▶ _SOURCE MATERIAL_

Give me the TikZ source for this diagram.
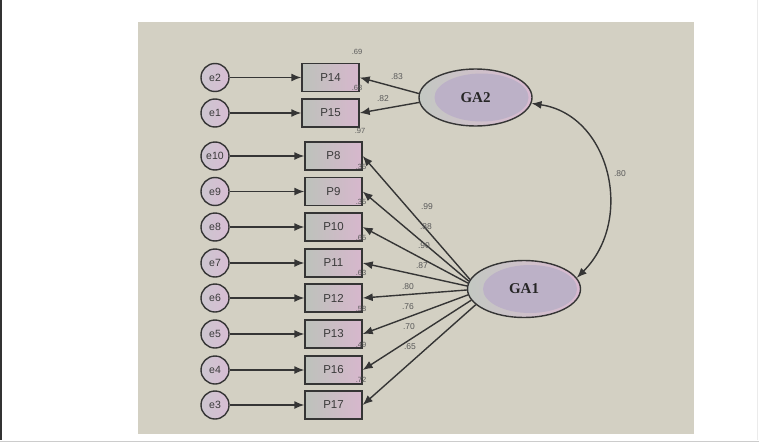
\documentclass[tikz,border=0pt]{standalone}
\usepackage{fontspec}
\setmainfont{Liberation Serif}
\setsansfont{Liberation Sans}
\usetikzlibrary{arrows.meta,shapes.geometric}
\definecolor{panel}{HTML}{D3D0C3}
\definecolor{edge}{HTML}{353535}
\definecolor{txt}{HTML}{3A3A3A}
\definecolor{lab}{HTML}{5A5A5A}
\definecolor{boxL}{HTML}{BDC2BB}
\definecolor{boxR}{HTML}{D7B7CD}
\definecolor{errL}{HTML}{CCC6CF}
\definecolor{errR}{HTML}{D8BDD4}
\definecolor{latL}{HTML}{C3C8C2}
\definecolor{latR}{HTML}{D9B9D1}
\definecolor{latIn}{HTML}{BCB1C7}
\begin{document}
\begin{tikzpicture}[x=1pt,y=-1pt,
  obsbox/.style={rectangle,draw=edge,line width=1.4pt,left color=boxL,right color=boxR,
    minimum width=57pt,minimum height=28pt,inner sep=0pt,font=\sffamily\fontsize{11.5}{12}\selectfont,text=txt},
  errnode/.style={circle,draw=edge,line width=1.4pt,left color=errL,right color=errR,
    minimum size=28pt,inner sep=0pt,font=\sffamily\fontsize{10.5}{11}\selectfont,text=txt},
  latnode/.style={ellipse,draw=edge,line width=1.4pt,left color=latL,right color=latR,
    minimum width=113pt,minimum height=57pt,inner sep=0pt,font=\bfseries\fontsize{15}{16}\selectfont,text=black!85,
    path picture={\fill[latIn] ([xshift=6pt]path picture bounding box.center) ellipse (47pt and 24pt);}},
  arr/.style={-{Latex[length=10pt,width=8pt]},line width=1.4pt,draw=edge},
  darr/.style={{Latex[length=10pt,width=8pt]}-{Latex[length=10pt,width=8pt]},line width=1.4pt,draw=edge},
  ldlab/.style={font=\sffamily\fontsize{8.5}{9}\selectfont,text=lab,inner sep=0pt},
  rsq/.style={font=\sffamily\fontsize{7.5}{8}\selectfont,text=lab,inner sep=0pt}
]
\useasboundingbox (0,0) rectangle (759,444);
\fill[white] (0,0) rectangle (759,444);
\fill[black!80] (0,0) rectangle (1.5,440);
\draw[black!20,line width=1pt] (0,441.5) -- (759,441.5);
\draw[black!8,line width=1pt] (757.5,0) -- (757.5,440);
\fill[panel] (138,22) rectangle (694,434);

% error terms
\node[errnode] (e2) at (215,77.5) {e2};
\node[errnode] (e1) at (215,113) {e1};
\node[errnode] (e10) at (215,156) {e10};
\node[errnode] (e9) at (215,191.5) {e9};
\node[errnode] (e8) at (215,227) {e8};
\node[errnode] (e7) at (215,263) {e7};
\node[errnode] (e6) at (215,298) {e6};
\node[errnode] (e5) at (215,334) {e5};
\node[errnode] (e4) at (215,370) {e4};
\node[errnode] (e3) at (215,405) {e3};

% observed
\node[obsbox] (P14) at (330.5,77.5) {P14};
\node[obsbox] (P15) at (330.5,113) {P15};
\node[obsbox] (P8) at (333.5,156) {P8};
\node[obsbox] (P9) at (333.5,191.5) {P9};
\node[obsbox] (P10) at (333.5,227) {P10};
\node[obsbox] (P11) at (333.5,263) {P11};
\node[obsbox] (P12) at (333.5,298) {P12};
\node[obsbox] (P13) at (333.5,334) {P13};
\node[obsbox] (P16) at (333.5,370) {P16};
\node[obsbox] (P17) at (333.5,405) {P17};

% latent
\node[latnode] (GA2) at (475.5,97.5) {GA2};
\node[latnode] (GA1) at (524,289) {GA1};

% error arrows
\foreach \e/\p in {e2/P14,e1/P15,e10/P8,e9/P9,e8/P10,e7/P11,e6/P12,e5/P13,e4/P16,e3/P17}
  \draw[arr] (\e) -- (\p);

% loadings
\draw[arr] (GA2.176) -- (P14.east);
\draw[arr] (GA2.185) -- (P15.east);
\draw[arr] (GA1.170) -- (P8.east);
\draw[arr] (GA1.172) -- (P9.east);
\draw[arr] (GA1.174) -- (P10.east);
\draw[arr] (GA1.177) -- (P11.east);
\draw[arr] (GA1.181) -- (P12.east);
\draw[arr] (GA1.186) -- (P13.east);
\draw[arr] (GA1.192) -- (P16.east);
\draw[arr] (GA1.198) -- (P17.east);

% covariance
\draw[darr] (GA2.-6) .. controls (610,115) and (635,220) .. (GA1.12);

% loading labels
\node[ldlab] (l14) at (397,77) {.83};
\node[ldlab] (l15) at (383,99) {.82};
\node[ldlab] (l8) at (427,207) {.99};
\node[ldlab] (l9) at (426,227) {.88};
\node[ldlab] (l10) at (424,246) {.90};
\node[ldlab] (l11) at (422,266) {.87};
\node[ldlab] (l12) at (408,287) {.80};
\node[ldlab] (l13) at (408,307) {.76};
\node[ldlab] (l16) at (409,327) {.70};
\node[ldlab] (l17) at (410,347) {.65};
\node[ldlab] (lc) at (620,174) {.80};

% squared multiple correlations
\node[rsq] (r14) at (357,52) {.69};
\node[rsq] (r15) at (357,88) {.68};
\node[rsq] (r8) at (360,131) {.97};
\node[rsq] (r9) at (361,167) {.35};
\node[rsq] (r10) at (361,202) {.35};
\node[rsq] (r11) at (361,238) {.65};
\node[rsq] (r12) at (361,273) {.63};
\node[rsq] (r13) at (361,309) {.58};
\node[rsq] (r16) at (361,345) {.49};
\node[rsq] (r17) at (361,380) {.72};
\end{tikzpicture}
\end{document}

▶ _OBJECTIVE_
Please transcribe the material above exactly as written. Leave the pictures out.

▶ _FULL OUTPUT_
Give me the TikZ source for this diagram.
\documentclass[tikz,border=0pt]{standalone}
\usepackage{fontspec}
\setmainfont{Liberation Serif}
\setsansfont{Liberation Sans}
\usetikzlibrary{arrows.meta,shapes.geometric}
\definecolor{panel}{HTML}{D3D0C3}
\definecolor{edge}{HTML}{353535}
\definecolor{txt}{HTML}{3A3A3A}
\definecolor{lab}{HTML}{5A5A5A}
\definecolor{boxL}{HTML}{BDC2BB}
\definecolor{boxR}{HTML}{D7B7CD}
\definecolor{errL}{HTML}{CCC6CF}
\definecolor{errR}{HTML}{D8BDD4}
\definecolor{latL}{HTML}{C3C8C2}
\definecolor{latR}{HTML}{D9B9D1}
\definecolor{latIn}{HTML}{BCB1C7}
\begin{document}
\begin{tikzpicture}[x=1pt,y=-1pt,
  obsbox/.style={rectangle,draw=edge,line width=1.4pt,left color=boxL,right color=boxR,
    minimum width=57pt,minimum height=28pt,inner sep=0pt,font=\sffamily\fontsize{11.5}{12}\selectfont,text=txt},
  errnode/.style={circle,draw=edge,line width=1.4pt,left color=errL,right color=errR,
    minimum size=28pt,inner sep=0pt,font=\sffamily\fontsize{10.5}{11}\selectfont,text=txt},
  latnode/.style={ellipse,draw=edge,line width=1.4pt,left color=latL,right color=latR,
    minimum width=113pt,minimum height=57pt,inner sep=0pt,font=\bfseries\fontsize{15}{16}\selectfont,text=black!85,
    path picture={\fill[latIn] ([xshift=6pt]path picture bounding box.center) ellipse (47pt and 24pt);}},
  arr/.style={-{Latex[length=10pt,width=8pt]},line width=1.4pt,draw=edge},
  darr/.style={{Latex[length=10pt,width=8pt]}-{Latex[length=10pt,width=8pt]},line width=1.4pt,draw=edge},
  ldlab/.style={font=\sffamily\fontsize{8.5}{9}\selectfont,text=lab,inner sep=0pt},
  rsq/.style={font=\sffamily\fontsize{7.5}{8}\selectfont,text=lab,inner sep=0pt}
]
\useasboundingbox (0,0) rectangle (759,444);
\fill[white] (0,0) rectangle (759,444);
\fill[black!80] (0,0) rectangle (1.5,440);
\draw[black!20,line width=1pt] (0,441.5) -- (759,441.5);
\draw[black!8,line width=1pt] (757.5,0) -- (757.5,440);
\fill[panel] (138,22) rectangle (694,434);

% error terms
\node[errnode] (e2) at (215,77.5) {e2};
\node[errnode] (e1) at (215,113) {e1};
\node[errnode] (e10) at (215,156) {e10};
\node[errnode] (e9) at (215,191.5) {e9};
\node[errnode] (e8) at (215,227) {e8};
\node[errnode] (e7) at (215,263) {e7};
\node[errnode] (e6) at (215,298) {e6};
\node[errnode] (e5) at (215,334) {e5};
\node[errnode] (e4) at (215,370) {e4};
\node[errnode] (e3) at (215,405) {e3};

% observed
\node[obsbox] (P14) at (330.5,77.5) {P14};
\node[obsbox] (P15) at (330.5,113) {P15};
\node[obsbox] (P8) at (333.5,156) {P8};
\node[obsbox] (P9) at (333.5,191.5) {P9};
\node[obsbox] (P10) at (333.5,227) {P10};
\node[obsbox] (P11) at (333.5,263) {P11};
\node[obsbox] (P12) at (333.5,298) {P12};
\node[obsbox] (P13) at (333.5,334) {P13};
\node[obsbox] (P16) at (333.5,370) {P16};
\node[obsbox] (P17) at (333.5,405) {P17};

% latent
\node[latnode] (GA2) at (475.5,97.5) {GA2};
\node[latnode] (GA1) at (524,289) {GA1};

% error arrows
\foreach \e/\p in {e2/P14,e1/P15,e10/P8,e9/P9,e8/P10,e7/P11,e6/P12,e5/P13,e4/P16,e3/P17}
  \draw[arr] (\e) -- (\p);

% loadings
\draw[arr] (GA2.176) -- (P14.east);
\draw[arr] (GA2.185) -- (P15.east);
\draw[arr] (GA1.170) -- (P8.east);
\draw[arr] (GA1.172) -- (P9.east);
\draw[arr] (GA1.174) -- (P10.east);
\draw[arr] (GA1.177) -- (P11.east);
\draw[arr] (GA1.181) -- (P12.east);
\draw[arr] (GA1.186) -- (P13.east);
\draw[arr] (GA1.192) -- (P16.east);
\draw[arr] (GA1.198) -- (P17.east);

% covariance
\draw[darr] (GA2.-6) .. controls (610,115) and (635,220) .. (GA1.12);

% loading labels
\node[ldlab] (l14) at (397,77) {.83};
\node[ldlab] (l15) at (383,99) {.82};
\node[ldlab] (l8) at (427,207) {.99};
\node[ldlab] (l9) at (426,227) {.88};
\node[ldlab] (l10) at (424,246) {.90};
\node[ldlab] (l11) at (422,266) {.87};
\node[ldlab] (l12) at (408,287) {.80};
\node[ldlab] (l13) at (408,307) {.76};
\node[ldlab] (l16) at (409,327) {.70};
\node[ldlab] (l17) at (410,347) {.65};
\node[ldlab] (lc) at (620,174) {.80};

% squared multiple correlations
\node[rsq] (r14) at (357,52) {.69};
\node[rsq] (r15) at (357,88) {.68};
\node[rsq] (r8) at (360,131) {.97};
\node[rsq] (r9) at (361,167) {.35};
\node[rsq] (r10) at (361,202) {.35};
\node[rsq] (r11) at (361,238) {.65};
\node[rsq] (r12) at (361,273) {.63};
\node[rsq] (r13) at (361,309) {.58};
\node[rsq] (r16) at (361,345) {.49};
\node[rsq] (r17) at (361,380) {.72};
\end{tikzpicture}
\end{document}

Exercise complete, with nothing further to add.